Le directeur parlementaire du budget croit que le gouvernement libéral surestime l’impact qu’auront les dépenses fédérales de stimulation sur l’économie canadienne.
Dans son budget déposé le 19 avril, le gouvernement libéral parlait de 101,4 milliards de dollars (G$) de nouvelles dépenses sur trois ans destinées à aider le Canada à sortir de la pandémie de COVID-19. Déjà, le directeur parlementaire du budget (DPB) estime plutôt que seulement 69 G$ de ces dépenses pourraient être considérés comme de la réelle « stimulation économique ».
Par ailleurs, le bureau d’Yves Giroux estimait avant la présentation du budget que la croissance du PIB serait de 1 % l’an prochain et que 74 000 emplois seraient créés. Or, dans le budget, les libéraux estiment que leurs mesures de stimulation économique permettront d’atteindre une croissance économique de 2 % et de créer 334 000 emplois au pays.

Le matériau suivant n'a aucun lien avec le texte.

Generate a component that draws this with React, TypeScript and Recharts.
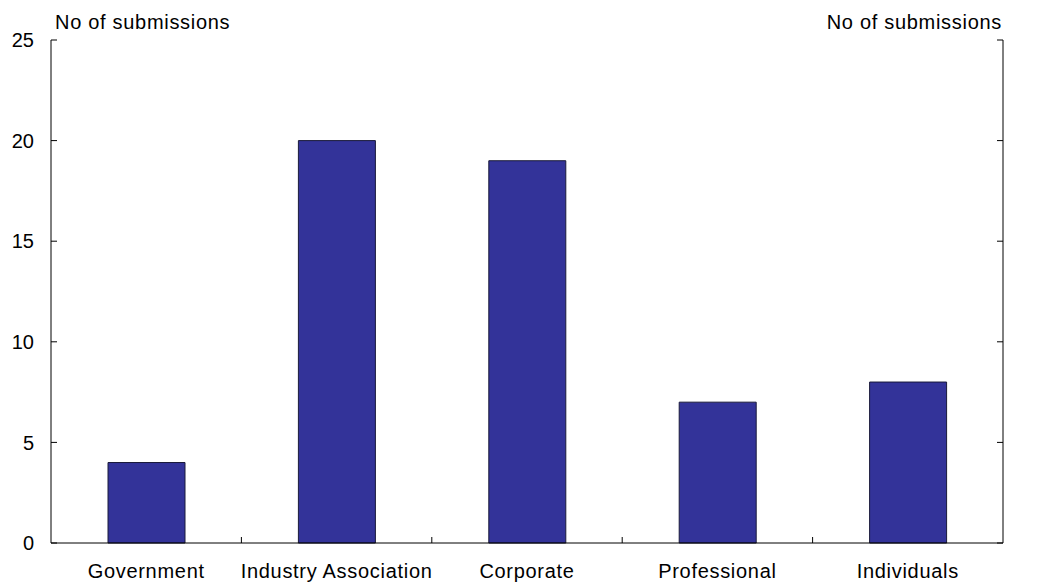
import React from 'react';
import { BarChart, Bar, XAxis, YAxis, ReferenceLine } from 'recharts';

const categories = ['Government', 'Industry Association', 'Corporate', 'Professional', 'Individuals'];
const submissions = [4, 20, 19, 7, 8];
const yTicks = [0, 5, 10, 15, 20, 25];
const axisTitle = 'No of submissions';

const data = categories.map((name, i) => ({ name, value: submissions[i] }));
// category-boundary ticks sit at the start of every category band except the first
const boundaryCategories = categories.slice(1);

const FONT = 'Arial, "Liberation Sans", sans-serif';
const TEXT_STYLE = { fontSize: 20, fontFamily: FONT, letterSpacing: '0.7px' };
const TICK_LEN = 6;

const CategoryTick = (props: any) => {
  const { x, y, payload } = props;
  return (
    <text x={x} y={y} dy="0.71em" textAnchor="middle" fill="#000" style={TEXT_STYLE}>
      {payload.value}
    </text>
  );
};

// Horizontal reference line -> only short inward ticks at both ends
const YTickShape = (props: any) => {
  const { x1, y1, x2, y2 } = props;
  const left = Math.min(x1, x2);
  const right = Math.max(x1, x2);
  return (
    <g>
      <line x1={left} x2={left + TICK_LEN} y1={y1} y2={y2} stroke="#000" strokeWidth={1} />
      <line x1={right - TICK_LEN} x2={right} y1={y1} y2={y2} stroke="#000" strokeWidth={1} />
    </g>
  );
};

// Vertical reference line -> only a short upward tick at the bottom
const XTickShape = (props: any) => {
  const { x1, y1, y2 } = props;
  const bottom = Math.max(y1, y2);
  return <line x1={x1} x2={x1} y1={bottom} y2={bottom - TICK_LEN} stroke="#000" strokeWidth={1} />;
};

export default function App() {
  return (
    <div style={{ position: 'relative', width: 1045, height: 583, fontFamily: FONT }}>
      <style>{'html,body{margin:0;padding:0;overflow:hidden;}'}</style>
      <BarChart
        width={1045}
        height={583}
        data={data}
        margin={{ top: 40, right: 0, bottom: 0, left: 0 }}
        barSize={77}
      >
        <XAxis
          dataKey="name"
          height={40}
          axisLine={{ stroke: '#000' }}
          tickLine={false}
          tickSize={0}
          tickMargin={21}
          tick={CategoryTick}
          interval={0}
        />
        <YAxis
          yAxisId="left"
          domain={[0, 25]}
          ticks={yTicks}
          width={51}
          tickSize={0}
          tickMargin={17}
          axisLine={{ stroke: '#000' }}
          tickLine={false}
          tick={{ fill: '#000', fontSize: 20, fontFamily: FONT }}
          interval={0}
        />
        <YAxis
          yAxisId="right"
          orientation="right"
          domain={[0, 25]}
          ticks={yTicks}
          width={42}
          tickSize={0}
          tickMargin={16}
          axisLine={{ stroke: '#000' }}
          tickLine={false}
          tick={{ fill: '#000', fontSize: 20, fontFamily: FONT }}
          interval={0}
        />
        {yTicks.map((v) => (
          <ReferenceLine key={`y${v}`} yAxisId="left" y={v} shape={YTickShape} ifOverflow="visible" />
        ))}
        {boundaryCategories.map((c) => (
          <ReferenceLine
            key={`x${c}`}
            yAxisId="left"
            x={c}
            position="start"
            shape={XTickShape}
            ifOverflow="visible"
          />
        ))}
        <Bar
          yAxisId="left"
          dataKey="value"
          fill="#333399"
          stroke="#1a1a3a"
          strokeWidth={1}
          isAnimationActive={false}
        />
      </BarChart>
      <div style={{ position: 'absolute', left: 55, top: 11, ...TEXT_STYLE, color: '#000', whiteSpace: 'nowrap' }}>
        {axisTitle}
      </div>
      <div style={{ position: 'absolute', right: 43, top: 11, ...TEXT_STYLE, color: '#000', whiteSpace: 'nowrap' }}>
        {axisTitle}
      </div>
    </div>
  );
}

Dans son rapport, publié mercredi, le DPB ajoute que les déficits et la dette plus élevés dans les années à venir pourraient limiter la capacité d’Ottawa de mettre en place de nouveaux programmes permanents sans réduire les dépenses ni augmenter les impôts.
Le rapport du DPB a été publié quelques heures avant que la ministre des Finances, Chrystia Freeland, n’amorce le débat en Chambre sur son projet de loi de mise en œuvre du budget, déposé vendredi dernier.
Son cabinet a réagi en expliquant que les prévisions économiques incluses dans le budget étaient basées sur un sondage mené auprès d’économistes du secteur privé. Des prévisions que le cabinet qualifie de « prudentes et responsables ».
Le gouvernement libéral minoritaire a besoin de l’appui d’au moins un des grands partis d’opposition pour ne pas être défait sur ce « vote de confiance », ce qui pourrait déclencher une campagne électorale.
Le Sénat doit aussi entreprendre son examen du projet de loi budgétaire, le mois prochain, alors que divers comités ont déjà reçu la marche à suivre.
Pour revenir aux Communes, le porte-parole conservateur en matière de finances, Ed Fast, a déclaré que les conclusions du DPB démontrent que le budget libéral est davantage un exercice politique qu’économique.
« Une grande partie des dépenses ne servent pas du tout à stimuler l’économie, a-t-il critiqué lors du débat en Chambre. À la manière libérale classique, la majorité des soi-disant stimuli sont plutôt des dépenses visant à promouvoir les intérêts politiques de ce gouvernement libéral. »
Il a ajouté que les conservateurs en profiteraient pour aider les petites entreprises et rehausser les salaires s’ils étaient au pouvoir.
Dans une sortie similaire, le chef du NPD Jagmeet Singh a élaboré l’approche que son parti adopterait à son tour s’il était au pouvoir. Selon lui, il est nécessaire de consacrer plus d’argent en santé et il faut que les plus riches, de même que les grandes entreprises profitables, contribuent davantage en payant plus d’impôt.
« C’est notre vision qui est différente de celle des libéraux », a soutenu Jagmeet Singh.
Le marché de l’emploi
Les libéraux ont tablé dans leurs prévisions de dépenses sur un rebond du marché du travail, qui a connu il y a un an une baisse historique: trois millions d’emplois ont été perdus, en mars et avril 2020, et 2,5 millions de Canadiens ont travaillé moins d’heures cette année-là.
En mars dernier, on comptait au Canada 296 000 emplois de moins qu’avant la COVID-19, en février 2020, un écart de 1,5 %; le taux de chômage a atteint un creux de 7,5 % pendant la pandémie.
Statistique Canada mettra à jour vendredi les données sur l’emploi, avec les chiffres d’avril, et les experts s’attendent à une baisse, attribuable aux nouvelles restrictions et mesures de confinement mises en vigueur ce printemps pour contrer la troisième vague de COVID-19.
Même avec une baisse des emplois en avril, le DPB s’attend toujours à ce que la population active revienne à ses niveaux prépandémiques d’ici l’année prochaine, au moment où la première tranche des fonds de relance fédéraux devrait être lancée.
« Cela renforce ce que nous avons dit à maintes reprises au cours des derniers mois: les 70 à 100 G$ pour relancer l’économie sont mal calibrés, a déclaré Yves Giroux jeudi matin, lors d’une séance d’information avec les journalistes. Ou, en d’autres termes: c’est trop d’argent sur une trop longue période, si l’objectif est de ramener les indicateurs du marché du travail à leurs niveaux d’avant la pandémie. »
Yves Giroux estime aussi que la capacité du gouvernement fédéral à gérer la prochaine crise économique pourrait être réduite par la décision des libéraux de gruger une marge de manœuvre financière élargie avec de nouvelles dépenses.